STATED EXERCISE
From the listing that follows, output everything exactly except the pictures.

PROVIDED MATERIAL
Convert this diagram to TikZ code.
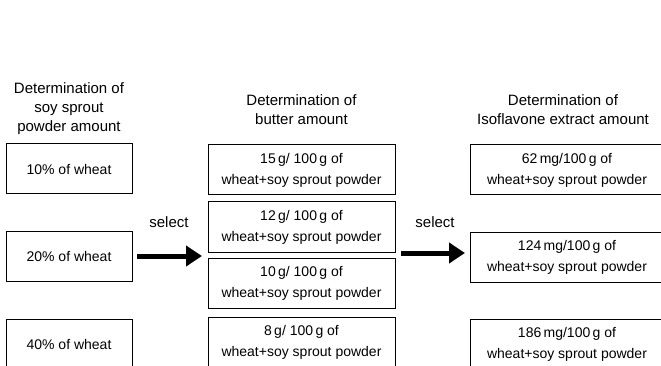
\documentclass[tikz,border=0pt]{standalone}
\usepackage{fontspec}
\setmainfont{Liberation Sans}
\usetikzlibrary{arrows.meta}

\tikzset{
  amount/.style={draw, line width=1pt, minimum height=50pt, inner sep=0pt,
    align=center, font=\fontsize{14}{21}\selectfont},
  header/.style={align=center, inner sep=0pt, font=\fontsize{15}{19}\selectfont},
  choice/.style={inner sep=0pt, font=\fontsize{15}{18}\selectfont},
  selarrow/.style={line width=5pt, -{Triangle[length=16pt,width=20pt]}}
}

\begin{document}
\begin{tikzpicture}[x=1pt,y=-1pt]

% Cadre de l'image
\useasboundingbox (0,0) rectangle (661,366);
\clip (0,0) rectangle (661,366);

% Titres des colonnes
\node[header] (hsoy) at (69,109) {Determination of\\soy sprout\\powder amount};
\node[header] (hbutter) at (301.5,110) {Determination of\\butter amount};
\node[header] (hiso) at (563,110) {Determination of\\Isoflavone extract amount};

% Poudre de soja
\node[amount, minimum width=126pt] (soyA) at (69,169) {10\% of wheat};
\node[amount, minimum width=126pt] (soyB) at (69,256.5) {20\% of wheat};
\node[amount, minimum width=126pt] (soyC) at (69,344) {40\% of wheat};

% Beurre
\node[amount, minimum width=187pt] (butA) at (301.5,170) {15\,g/ 100\,g of\\wheat+soy sprout powder};
\node[amount, minimum width=187pt] (butB) at (301.5,227) {12\,g/ 100\,g of\\wheat+soy sprout powder};
\node[amount, minimum width=187pt] (butC) at (301.5,283.5) {10\,g/ 100\,g of\\wheat+soy sprout powder};
\node[amount, minimum width=187pt] (butD) at (301.5,342) {8\,g/ 100\,g of\\wheat+soy sprout powder};

% Isoflavone
\node[amount, minimum width=194pt] (isoA) at (567,170) {62\,mg/100\,g of\\wheat+soy sprout powder};
\node[amount, minimum width=194pt] (isoB) at (567,257.5) {124\,mg/100\,g of\\wheat+soy sprout powder};
\node[amount, minimum width=194pt] (isoC) at (567,344) {186\,mg/100\,g of\\wheat+soy sprout powder};

% Flèches de sélection
\coordinate (selAs) at (137,256);
\coordinate (selAe) at (202,256);
\coordinate (selBs) at (401,253);
\coordinate (selBe) at (465,253);
\draw[selarrow] (selAs) -- (selAe);
\draw[selarrow] (selBs) -- (selBe);
\node[choice] (selA) at (169,222) {select};
\node[choice] (selB) at (435,222) {select};

\end{tikzpicture}
\end{document}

COMPLETE OUTPUT
Convert this diagram to TikZ code.
\documentclass[tikz,border=0pt]{standalone}
\usepackage{fontspec}
\setmainfont{Liberation Sans}
\usetikzlibrary{arrows.meta}

\tikzset{
  amount/.style={draw, line width=1pt, minimum height=50pt, inner sep=0pt,
    align=center, font=\fontsize{14}{21}\selectfont},
  header/.style={align=center, inner sep=0pt, font=\fontsize{15}{19}\selectfont},
  choice/.style={inner sep=0pt, font=\fontsize{15}{18}\selectfont},
  selarrow/.style={line width=5pt, -{Triangle[length=16pt,width=20pt]}}
}

\begin{document}
\begin{tikzpicture}[x=1pt,y=-1pt]

% Cadre de l'image
\useasboundingbox (0,0) rectangle (661,366);
\clip (0,0) rectangle (661,366);

% Titres des colonnes
\node[header] (hsoy) at (69,109) {Determination of\\soy sprout\\powder amount};
\node[header] (hbutter) at (301.5,110) {Determination of\\butter amount};
\node[header] (hiso) at (563,110) {Determination of\\Isoflavone extract amount};

% Poudre de soja
\node[amount, minimum width=126pt] (soyA) at (69,169) {10\% of wheat};
\node[amount, minimum width=126pt] (soyB) at (69,256.5) {20\% of wheat};
\node[amount, minimum width=126pt] (soyC) at (69,344) {40\% of wheat};

% Beurre
\node[amount, minimum width=187pt] (butA) at (301.5,170) {15\,g/ 100\,g of\\wheat+soy sprout powder};
\node[amount, minimum width=187pt] (butB) at (301.5,227) {12\,g/ 100\,g of\\wheat+soy sprout powder};
\node[amount, minimum width=187pt] (butC) at (301.5,283.5) {10\,g/ 100\,g of\\wheat+soy sprout powder};
\node[amount, minimum width=187pt] (butD) at (301.5,342) {8\,g/ 100\,g of\\wheat+soy sprout powder};

% Isoflavone
\node[amount, minimum width=194pt] (isoA) at (567,170) {62\,mg/100\,g of\\wheat+soy sprout powder};
\node[amount, minimum width=194pt] (isoB) at (567,257.5) {124\,mg/100\,g of\\wheat+soy sprout powder};
\node[amount, minimum width=194pt] (isoC) at (567,344) {186\,mg/100\,g of\\wheat+soy sprout powder};

% Flèches de sélection
\coordinate (selAs) at (137,256);
\coordinate (selAe) at (202,256);
\coordinate (selBs) at (401,253);
\coordinate (selBe) at (465,253);
\draw[selarrow] (selAs) -- (selAe);
\draw[selarrow] (selBs) -- (selBe);
\node[choice] (selA) at (169,222) {select};
\node[choice] (selB) at (435,222) {select};

\end{tikzpicture}
\end{document}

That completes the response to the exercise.